Expression profiles of TaWRKY genes under water-deficit condition

With the exception of two shorter sequences (TaWRKY122 and 169), 12 out of 171 transcripts were selected as candidate drought responsive genes according to their orthologous WRKYs in Arabidopsis, which are involved in water deprivation, using the Biomart (http://plants.ensembl.org/index.html) (Table S6). The AtWRKYs responding to water-deficit stress were obtained based on function annotation in the TAIR database (http://www.arabidopsis.org/index.jsp). To validate these candidate drought-response genes, we determined their expression pattern in flag leaves, glumes, and lemmas using qRT-PCR. In our study, expression of genes could be detected at the transcript level in almost all selected tissues during the grain-filling period except TaWRKY8 (Fig. 6).

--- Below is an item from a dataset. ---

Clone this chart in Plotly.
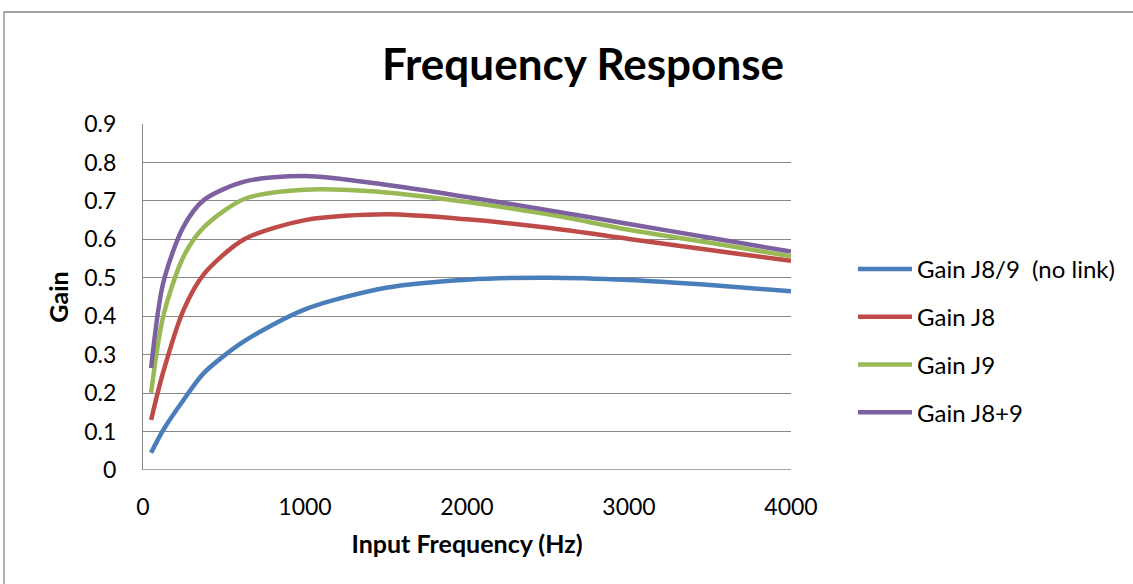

As shown in Fig. 6, we found that TaWRKY genes in glumes and lemmas share a more similar expression pattern compared with that in flag leaves. A relatively large group of genes, including TaWRKY1, 20, 31, 112, 123, 142, and 149 were significantly up-regulated in flag leaves at 0, 3, or 5 DAA, which suggested that these genes were highly induced at the early grain-filling stage (0–8 DAA). Among them, some genes, like TaWRKY123 and 142, were slightly up-regulated initially and then were restrained followed by an increase in the last point under water-deficit condition in glumes. In addition, peaks in the expression of several members (TaWRKY1, 20, 123, and 142) were mostly found at 5DAA in lemma, which lags behind other two tissues. Furthermore, water-deficit stress induced the most rapid up-regulation of some genes, and showed differences in three tissues. For example, both TaWRKY31 and TaWRKY149 were induced quickly in flag leaves after the onset of the water-deficit stress (0 DAA), approximately increasing up 6.67- and 8.22-fold, respectively. However, later induction was observed in glumes and lemmas. The immediate transcription response observed upon water-deficit stress appeared to be related to a more rapid perception of the drought (Eulgem et al., 2000; Rushton et al., 2010). Genes in another interesting cluster, composed of TaWRKY90, 97, 120, and 133, were down-regulated or slightly changed in glumes and lemmas during the early grain-filling stage, and induced during the middle (9–15 DAA) or late grain-filling stage (16–25 DAA) under water-deficit stress. However, two genes (TaWRKY120, 133) in flag leaves were strongly induced 3 days after water-deficit stress. This phenomenon indicated that TaWRKY120 and TaWRKY 133 genes were predominantly expressed in flag leaves at the early-filling stage. Our data suggested that the tissue-specific expression of TaWRKYs existed in wheat, and it appeared to be consistent with their role in tissues.